Note: getc returns undef at the end of the file, or on an error.

No. This is all just standard InBandSignalling stuff, period. There is no "cleanliness of OutOfBand signalling" here. You're dragging in the issue that these languages have typed values rather than typed variables, that's all.

People who are opposed to use of NULL (famously, ChrisDate) would see no difference between what you're talking about, versus any of the other NULL schemes.

In C, 'getc()' returns an 'int', rather than a 'char', so that the EOF InBandSignal can be used. (But this doesn't help with 'getw()', where data (two byte UniCode characters) can be the 'int' size on some older CPUs.) It is still OK, because the FFFF code point is reserved.

---

One objection raised by critics like ChrisDate is the issue of whether NULL=NULL is treated as TRUE, FALSE, NULL or an exception. (Strictly speaking this is not the same as ZeroMeansNull issue but is related to the general issue of representation of NULL). This varies between languages and even within languages (I know at least one language that treats NULL=NULL as NULL for basic types, but equality if comparing objects or empty collections/sets/arrays).
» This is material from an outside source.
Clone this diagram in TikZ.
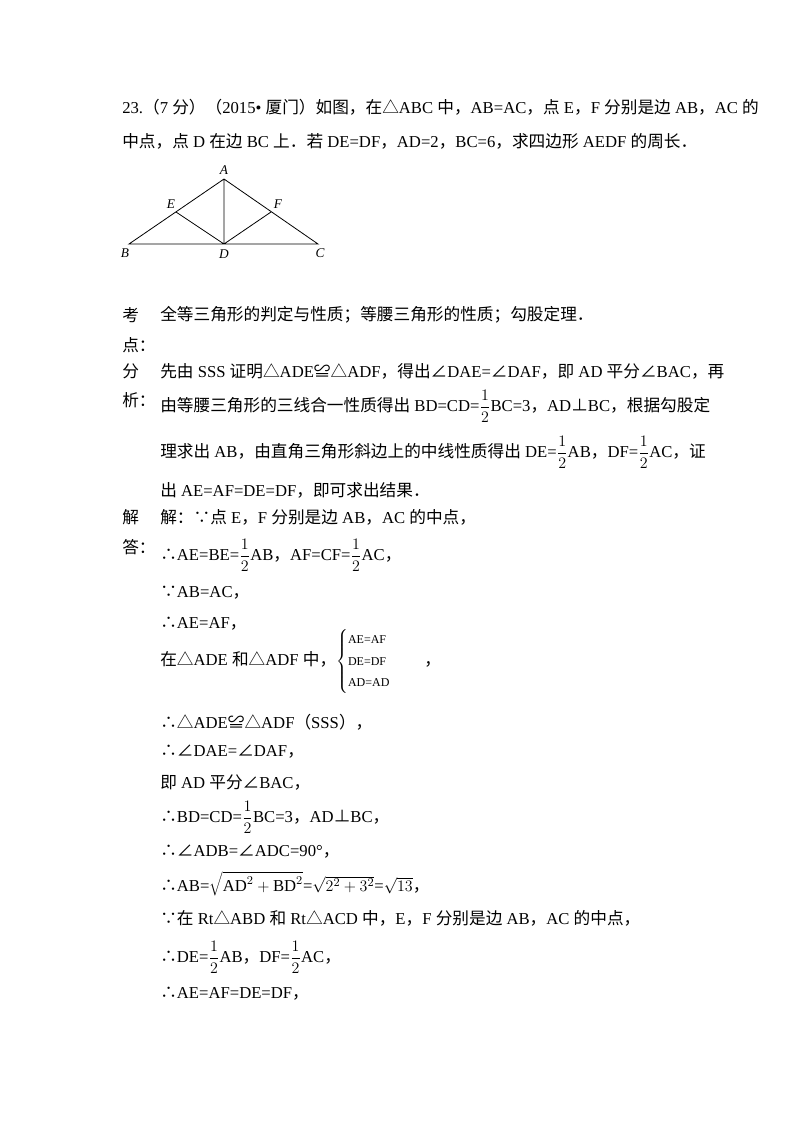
\documentclass[tikz,border=0pt]{standalone}
\usepackage{fontspec}
\setmainfont{Liberation Serif}
\newfontfamily\cjk{Noto Sans CJK SC}
\XeTeXinterchartokenstate=1
\newXeTeXintercharclass\cjkclass
\newXeTeXintercharclass\cjkp
\count255="4E00 \loop \XeTeXcharclass\count255=\cjkclass \ifnum\count255<"9FFF \advance\count255 by 1 \repeat
\count255="FF00 \loop \XeTeXcharclass\count255=\cjkp \ifnum\count255<"FF60 \advance\count255 by 1 \repeat
\count255="3000 \loop \XeTeXcharclass\count255=\cjkp \ifnum\count255<"303F \advance\count255 by 1 \repeat
\XeTeXcharclass"2234=\cjkp \XeTeXcharclass"2235=\cjkp \XeTeXcharclass"224C=\cjkp
\XeTeXcharclass"25B3=\cjkp \XeTeXcharclass"2220=\cjkp \XeTeXcharclass"22A5=\cjkp
\XeTeXinterchartoks 0 \cjkclass = {\hskip.25em\begingroup\cjk}
\XeTeXinterchartoks 4095 \cjkclass = {\begingroup\cjk}
\XeTeXinterchartoks \cjkclass 0 = {\endgroup\hskip.25em}
\XeTeXinterchartoks \cjkclass 4095 = {\endgroup}
\XeTeXinterchartoks 0 \cjkp = {\begingroup\cjk}
\XeTeXinterchartoks 4095 \cjkp = {\begingroup\cjk}
\XeTeXinterchartoks \cjkp 0 = {\endgroup}
\XeTeXinterchartoks \cjkp 4095 = {\endgroup}
\tikzset{t/.style={anchor=west,inner sep=0pt,font=\fontsize{12.5}{15}\selectfont},
lab/.style={inner sep=0pt,font=\itshape\fontsize{10}{12}\selectfont},
seg/.style={line width=0.6pt}}
\newcommand\hf{\displaystyle\frac{1}{2}}
\begin{document}
\begin{tikzpicture}[x=0.75pt,y=-0.75pt]
\useasboundingbox (0,0) rectangle (800,1132);
\node[t] (l1) at (122,107) {23.（7分）（2015•厦门）如图，在△ABC中，AB=AC，点E，F分别是边AB，AC的};
\node[t] (l2) at (122,141) {中点，点D在边BC上．若DE=DF，AD=2，BC=6，求四边形AEDF的周长．};
% figure
\coordinate (A) at (224,179); \coordinate (B) at (129,244); \coordinate (C) at (318,244);
\coordinate (D) at (224,244); \coordinate (E) at (176,212); \coordinate (F) at (271,212);
\draw[seg] (A)--(B)--(C)--cycle (A)--(D) (E)--(D)--(F);
\node[lab] (la) at (224,170) {A}; \node[lab] (lb) at (125,253) {B};
\node[lab] (ld) at (224,254) {D}; \node[lab] (lc) at (320,253) {C};
\node[lab] (le) at (171,204) {E}; \node[lab] (lf) at (278,204) {F};
% kaodian
\node[t] (k1) at (122,315) {考}; \node[t] (k2) at (122,345) {点：};
\node[t] (k3) at (160,315) {全等三角形的判定与性质；等腰三角形的性质；勾股定理．};
\node[t] (f1) at (122,371) {分}; \node[t] (f2) at (122,400) {析：};
\node[t] (f3) at (160,371) {先由SSS证明△ADE≌△ADF，得出∠DAE=∠DAF，即AD平分∠BAC，再};
\node[t] (f4) at (160,406) {由等腰三角形的三线合一性质得出BD=CD=$\hf$BC=3，AD⊥BC，根据勾股定};
\node[t] (f5) at (160,452) {理求出AB，由直角三角形斜边上的中线性质得出DE=$\hf$AB，DF=$\hf$AC，证};
\node[t] (f6) at (160,490) {出AE=AF=DE=DF，即可求出结果．};
\node[t] (j1) at (122,517) {解}; \node[t] (j2) at (122,547) {答：};
\node[t] (s1) at (160,517) {解：∵点E，F分别是边AB，AC的中点，};
\node[t] (s2) at (160,555) {∴AE=BE=$\hf$AB，AF=CF=$\hf$AC，};
\node[t] (s3) at (160,593) {∵AB=AC，};
\node[t] (s4) at (160,624) {∴AE=AF，};
\node[t] (s5) at (160,661) {在△ADE和△ADF中，$\left\{\begin{array}{@{}l@{}}\mbox{\small AE=AF}\\[1pt]\mbox{\small DE=DF}\\[1pt]\mbox{\small AD=AD}\end{array}\right.$\qquad ，};
\node[t] (s6) at (160,722) {∴△ADE≌△ADF（SSS），};
\node[t] (s7) at (160,752) {∴∠DAE=∠DAF，};
\node[t] (s8) at (160,783) {即AD平分∠BAC，};
\node[t] (s9) at (160,817) {∴BD=CD=$\hf$BC=3，AD⊥BC，};
\node[t] (s10) at (160,852) {∴∠ADB=∠ADC=90°，};
\node[t] (s11) at (160,884) {∴AB=$\sqrt{\mathrm{AD}^2+\mathrm{BD}^2}$=$\sqrt{2^2+3^2}$=$\sqrt{13}$，};
\node[t] (s12) at (160,918) {∵在Rt△ABD和Rt△ACD中，E，F分别是边AB，AC的中点，};
\node[t] (s13) at (160,957) {∴DE=$\hf$AB，DF=$\hf$AC，};
\node[t] (s14) at (160,994) {∴AE=AF=DE=DF，};
\end{tikzpicture}
\end{document}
At least as far as SQL is concerned, NULL=NULL would remove some (but only some) of the relational theory objections. It's certainly one of the biggest pitfalls most developers fall into with SQL, but can be largely avoided by good database design patterns.

If something has a property that's not a number or a string, why overload the value with that property?

isMissing, isNotCalculated, NaN, doesNotCompute, etc. are all perfectly good ways to say something about an associated variable. You can even have more than one such property without getting ingenious about exception values.

--MarcThibault

We were debugging like madness until we found out that the customer actually WAS born on 1970-01-01.